This application claims the priority of German patent documents 199 44 184.7, filed Sep. 15, 1999 and 199 47 923.2, filed Oct. 6, 1999, the disclosures of which are expressly incorporated by reference herein.
The present invention relates to a device for evaporating liquids.
A two-stage evaporator unit in the form of a plate heat exchanger is known from DE 44 26 692 C1, in which heat exchanger plates alternate with evaporator spaces and heat-transfer spaces. The required heat of evaporation is introduced into the heat-transfer spaces with the aid of a heat-transfer medium, for example a hot heat-transfer oil. Furthermore, it is known for the heat to be generated directly in the heat-transfer spaces by catalytic conversion of a fuel.
DE 197 20 294 C1 discloses a reformer reactor with an evaporator. The reactor comprises an evaporation body which adjoins the reaction zone with surface-to-surface contact and has a porous, thermally conductive structure for providing the gas mixture which is to be reformed by mixing and evaporating the gas mixture components which are fed to it.
The object of the present invention is to provide an evaporator which is improved in terms of mass, volume, dynamics and thermal stresses.
This object is achieved by a device according to the present invention.
Designing an evaporator in the form of a porous evaporation body over which gas flows and which is directly catalytically heated has considerable advantages with regard to mass, volume, and cost. For example, it is possible to dispense altogether with the need to form additional spaces for providing the required evaporation energy. The design as a large-area layer over which gas flows allows the evaporator to be integrated in known plate-type reactors. The porous body forms a highly wettable surface which ensures that heat is introduced successfully into the liquid. Due to the porous structure, the mechanical stresses which occur during evaporation are lower than, for example, with a planar, solid metal sheet.
The vertical arrangement of the surfaces and the introduction of the liquid to be evaporated in an upper region of the evaporation body has the advantage that the force of gravity can be utilized to disperse the liquid to be evaporated inside the evaporation body. Splitting the evaporation body into an upper evaporation layer and a lower heating layer has the advantage that the pores of the catalyst material cannot fill up with liquid, which would impair operation of the device.
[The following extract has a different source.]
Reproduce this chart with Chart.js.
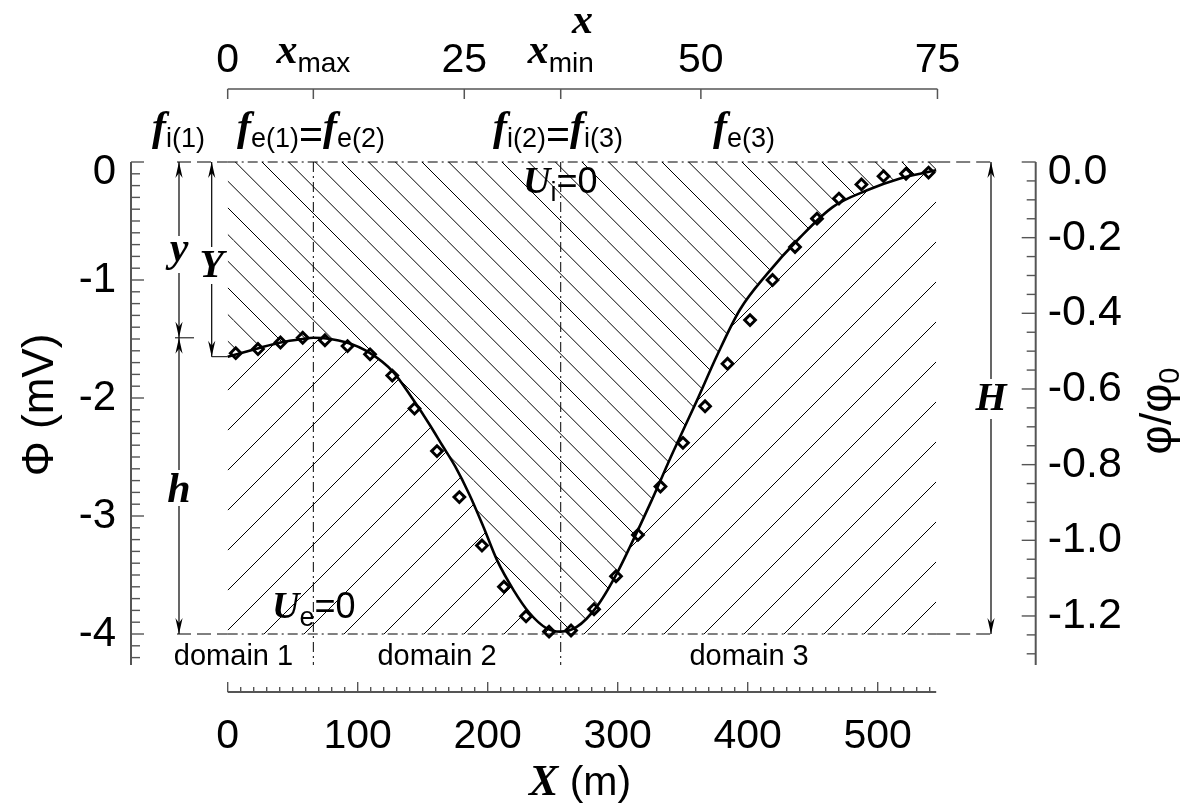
<!DOCTYPE html>
<html>
<head>
<meta charset="utf-8">
<script src="https://cdn.jsdelivr.net/npm/chart.js@4/dist/chart.umd.min.js"></script>
<style>
  html, body { margin: 0; background: #fff; }
  #wrap { width: 1187px; height: 809px; position: relative; }
</style>
</head>
<body>
<div id="wrap"><canvas id="c"></canvas></div>
<script>
// measured potential (diamonds), X in m, Phi in mV
const measX = [6.2, 23.3, 40.6, 57.7, 74.8, 92.2, 109.5, 126.6, 143.7, 161.0, 178.2, 195.6, 212.5, 229.5, 247.2, 264.1,
               281.8, 298.7, 315.6, 332.9, 350.2, 367.2, 384.5, 401.8, 419.1, 436.4, 453.3, 470.2, 487.5, 504.5, 521.8, 539.1];
const measPhi = [-1.62, -1.585, -1.53, -1.49, -1.51, -1.56, -1.63, -1.81, -2.09, -2.45, -2.84, -3.25, -3.60, -3.85, -3.98, -3.97,
                 -3.79, -3.51, -3.16, -2.75, -2.38, -2.07, -1.71, -1.34, -1.00, -0.72, -0.48, -0.31, -0.19, -0.12, -0.10, -0.09];

// model curve (solid line)
const modelX = [0, 23, 40.6, 57.7, 65.9, 91.5, 109.5, 127.4, 143, 155, 165, 175, 186, 197, 207, 220, 232, 245, 256,
                268.5, 283.8, 299.2, 309.5, 325.6, 342.5, 361.0, 376.4, 394.1, 414.8, 440.2, 465.6, 491.8, 517.2, 538.7, 545];
const modelPhi = [-1.65, -1.58, -1.53, -1.50, -1.49, -1.53, -1.62, -1.78, -2.02, -2.22, -2.40, -2.58, -2.82, -3.10, -3.37, -3.63, -3.82, -3.95, -3.98,
                  -3.94, -3.77, -3.49, -3.26, -2.88, -2.46, -2.02, -1.64, -1.25, -0.95, -0.64, -0.38, -0.24, -0.14, -0.085, -0.07];

// axes
const xTicks = [0, 100, 200, 300, 400, 500];
const topTicks = [0, 25, 50, 75];
const phiTicks = [0, -1, -2, -3, -4];
const ratioTicks = [0, -0.2, -0.4, -0.6, -0.8, -1.0, -1.2];
const xMaxTop = 9.05;     // x_max on the top scale
const xMinTop = 35.19;    // x_min on the top scale
const phiTop = 0;
const phiBottom = -4;
const phiPeak = -1.49;
const phiStart = -1.65;
const domainNames = ['domain 1', 'domain 2', 'domain 3'];

const SANS = '"Liberation Sans", Arial, sans-serif';
const SERIF = '"Liberation Serif", "Times New Roman", serif';
const fs = n => n + 'px ' + SANS;
const fi = n => 'italic bold ' + n + 'px ' + SERIF;

const canvas = document.getElementById('c');
const ctx = canvas.getContext('2d');

// hatch pattern: size of tile, number of lines inside, direction, shift
function hatch(size, n, rising, shift) {
  const t = document.createElement('canvas');
  t.width = size; t.height = size;
  const g = t.getContext('2d');
  g.strokeStyle = '#000';
  g.lineWidth = 1;
  const step = size / n;
  for (let k = -n - 1; k <= n + 1; k++) {
    const o = k * step;
    g.beginPath();
    if (rising) { g.moveTo(o, size); g.lineTo(o + size, 0); }
    else { g.moveTo(o, 0); g.lineTo(o + size, size); }
    g.stroke();
  }
  const p = ctx.createPattern(t, 'repeat');
  p.setTransform(new DOMMatrix().translate(shift, 0));
  return p;
}

function seg(c, x1, y1, x2, y2, dash) {
  c.setLineDash(dash || []);
  c.beginPath(); c.moveTo(x1, y1); c.lineTo(x2, y2); c.stroke();
  c.setLineDash([]);
}

function head(c, x, y, dir) { // dir -1 up, +1 down
  c.beginPath();
  c.moveTo(x, y);
  c.lineTo(x - 3.6, y - dir * 16);
  c.lineTo(x, y - dir * 11);
  c.lineTo(x + 3.6, y - dir * 16);
  c.closePath();
  c.fill();
}

function rich(c, parts, x, y, align) {
  let w = 0;
  for (const p of parts) { c.font = p[1]; w += c.measureText(p[0]).width; }
  let cx = align === 'center' ? x - w / 2 : align === 'right' ? x - w : x;
  c.textAlign = 'left';
  c.textBaseline = 'alphabetic';
  for (const p of parts) {
    c.font = p[1];
    c.fillText(p[0], cx, y + (p[2] || 0));
    cx += c.measureText(p[0]).width;
  }
}

// arrow with label gap
function vArrow(c, x, y1, y2, gap1, gap2, headTop, headBot) {
  c.lineWidth = 1.2;
  seg(c, x, y1, x, gap1);
  seg(c, x, gap2, x, y2);
  if (headTop) head(c, x, y1, -1);
  if (headBot) head(c, x, y2, 1);
}

const deco = {
  id: 'deco',
  afterDatasetsDraw(chart) {
    const c = chart.ctx, s = chart.scales, a = chart.chartArea;
    const X = v => s.x.getPixelForValue(v);
    const P = v => s.y.getPixelForValue(v);
    const T = v => s.xt.getPixelForValue(v);
    const R = v => s.yr.getPixelForValue(v);
    c.save();
    c.fillStyle = '#000';
    c.strokeStyle = '#000';

    const yTop = P(phiTop), yBot = P(phiBottom);
    const x0 = X(modelX[0]), x1 = X(modelX[modelX.length - 1]);
    const xa = 179, xA = 211.7, xH = 991;

    // dash-dot reference lines
    c.lineWidth = 1;
    for (const yy of [yTop, yBot]) {
      seg(c, x0, yy, x1, yy, [10, 4, 2, 4]);
      seg(c, xa - 2, yy, x0, yy, [14, 6]);
      seg(c, x1, yy, xH, yy, [14, 6]);
    }
    for (const v of [xMaxTop, xMinTop]) seg(c, T(v), yTop, T(v), a.bottom, [10, 4, 2, 4]);

    // left axis
    c.strokeStyle = '#555';
    c.lineWidth = 2;
    seg(c, a.left, a.top, a.left, a.bottom);
    c.lineWidth = 1.4;
    for (let i = 0; i <= 42; i++) {
      const y = P(-i / 10);
      seg(c, a.left, y, a.left + (i % 10 ? 9 : 13), y);
    }
    // right axis
    c.lineWidth = 2;
    seg(c, a.right, a.top, a.right, a.bottom);
    c.lineWidth = 1.4;
    for (let i = 0; i <= 26; i++) {
      const y = R(-i * 0.05);
      seg(c, a.right, y, a.right - (i % 4 ? 9 : 14), y);
    }
    // bottom axis
    const yb = a.bottom + 27;
    c.lineWidth = 2;
    seg(c, X(0), yb, X(545), yb);
    c.lineWidth = 1.4;
    for (let m = 0; m <= 540; m += 10) seg(c, X(m), yb, X(m), yb - (m % 100 ? 5 : 10));
    // top axis
    const yt = a.top - 73;
    c.lineWidth = 1.5;
    seg(c, T(0), yt, T(75), yt);
    for (const v of [...topTicks, xMaxTop, xMinTop]) seg(c, T(v), yt, T(v), yt + 10);

    // tick labels
    c.fillStyle = '#000';
    c.font = fs(42);
    c.textBaseline = 'middle';
    c.textAlign = 'right';
    for (const v of phiTicks) c.fillText(String(v), a.left - 15, Math.max(P(v), a.top + 10));
    c.font = fs(43);
    c.textAlign = 'left';
    for (const v of ratioTicks) c.fillText(v.toFixed(1), a.right + 12, Math.max(R(v), a.top + 10));
    c.font = fs(41);
    c.textAlign = 'center';
    c.textBaseline = 'alphabetic';
    for (const v of xTicks) c.fillText(String(v), X(v), 748);
    for (const v of topTicks) c.fillText(String(v), T(v), 72);
    rich(c, [['x', fi(42), -9], ['max', fs(28), 0]], T(xMaxTop), 72, 'center');
    rich(c, [['x', fi(42), -9], ['min', fs(28), 0]], T(xMinTop), 72, 'center');

    // axis titles
    rich(c, [['x', fi(42), 0]], 582.5, 33, 'center');
    rich(c, [['X', fi(44), 0], [' (m)', fs(41), 0]], 580, 795, 'center');
    c.save();
    c.translate(53, 405);
    c.rotate(-Math.PI / 2);
    rich(c, [['\u03A6 (mV)', fs(44), 0]], 0, 0, 'center');
    c.restore();
    c.save();
    c.translate(1171, 411);
    c.rotate(-Math.PI / 2);
    rich(c, [['\u03C6/\u03C6', fs(45), 0], ['0', fs(29), 8]], 0, 0, 'center');
    c.restore();

    // f labels
    const sub = fs(27), big = fi(42), eq = fs(41);
    rich(c, [['f', big, 0], ['i(1)', sub, 7]], 152, 140);
    rich(c, [['f', big, 0], ['e(1)', sub, 7], ['=', eq, 8], ['f', big, 0], ['e(2)', sub, 7]], 237, 140);
    rich(c, [['f', big, 0], ['i(2)', sub, 7], ['=', eq, 8], ['f', big, 0], ['i(3)', sub, 7]], 493, 140);
    rich(c, [['f', big, 0], ['e(3)', sub, 7]], 713, 140);

    // potential labels
    rich(c, [['U', fi(38), 0], ['i', sub, 8], ['=0', fs(36), 0]], 523, 193);
    rich(c, [['U', fi(38), 0], ['e', sub, 8], ['=0', fs(36), 0]], 272, 618);

    // domain labels
    c.font = fs(29);
    c.textAlign = 'center';
    c.textBaseline = 'middle';
    const dx = [(T(0) + T(xMaxTop)) / 2 - 37, (T(xMaxTop) + T(xMinTop)) / 2, (T(xMinTop) + T(75)) / 2];
    domainNames.forEach((d, i) => c.fillText(d, dx[i], 657));

    // arrows
    c.fillStyle = '#000';
    c.strokeStyle = '#000';
    const yPeak = P(phiPeak), yStart = P(phiStart);
    vArrow(c, xa, yTop, yPeak, 236, 273, true, true);
    vArrow(c, xa, yPeak, yBot, 470, 506, true, true);
    c.lineWidth = 1;
    seg(c, xa - 4, yPeak, xa + 15, yPeak);
    vArrow(c, xA, yTop, yStart, 247, 284, true, true);
    c.lineWidth = 1;
    seg(c, xA, yStart, X(0), yStart);
    vArrow(c, xH, yTop, yBot, 379, 419, true, true);
    rich(c, [['y', fi(42), 0]], xa, 261, 'center');
    rich(c, [['Y', fi(40), 0]], xA, 277, 'center');
    rich(c, [['h', fi(42), 0]], xa, 502, 'center');
    rich(c, [['H', fi(40), 0]], xH, 410, 'center');

    c.restore();
  }
};

const curve = modelX.map((x, i) => ({ x, y: modelPhi[i] }));
const points = measX.map((x, i) => ({ x, y: measPhi[i] }));
const edgeTop = [{ x: modelX[0], y: phiTop }, { x: modelX[modelX.length - 1], y: phiTop }];
const edgeBot = [{ x: modelX[0], y: phiBottom }, { x: modelX[modelX.length - 1], y: phiBottom }];

new Chart(ctx, {
  type: 'line',
  data: {
    datasets: [
      { data: edgeTop, fill: { target: 2 }, backgroundColor: hatch(80, 3, false, 20), borderWidth: 0, borderColor: 'rgba(0,0,0,0)', pointRadius: 0 },
      { data: edgeBot, fill: { target: 2 }, backgroundColor: hatch(40, 1, true, 18), borderWidth: 0, borderColor: 'rgba(0,0,0,0)', pointRadius: 0 },
      { data: curve, borderColor: '#000', borderWidth: 2.6, pointRadius: 0, cubicInterpolationMode: 'monotone', fill: false },
      { data: points, showLine: false, pointStyle: 'rectRot', pointRadius: 5.4, borderColor: '#000', borderWidth: 2.9,
        backgroundColor: 'rgba(0,0,0,0)', fill: false }
    ]
  },
  options: {
    responsive: true,
    maintainAspectRatio: false,
    animation: false,
    events: [],
    layout: { padding: { left: 131, right: 151.3, top: 162, bottom: 144 } },
    plugins: { legend: { display: false }, tooltip: { enabled: false } },
    scales: {
      x: { type: 'linear', min: -74.38, max: 621.54, display: false },
      y: { type: 'linear', min: -4.2627, max: 0, display: false },
      xt: { type: 'linear', axis: 'x', min: -10.217, max: 85.38, display: false },
      yr: { type: 'linear', axis: 'y', min: -1.3296, max: 0, display: false }
    }
  },
  plugins: [deco]
});
</script>
</body>
</html>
To produce an evaporation body, the catalyst material is advantageously pressed into a support structure. Dendritic copper powders are particularly suitable for the support structure, which powders can easily be compressed or sintered to form a mesh even if the copper powder forms a relatively low proportion of the total mass of the layer, have a large surface area and are themselves catalytically active. Therefore, the use of dendritic copper powder results in a stabilizing, fixing and heat-distributing mesh in the micrometre range.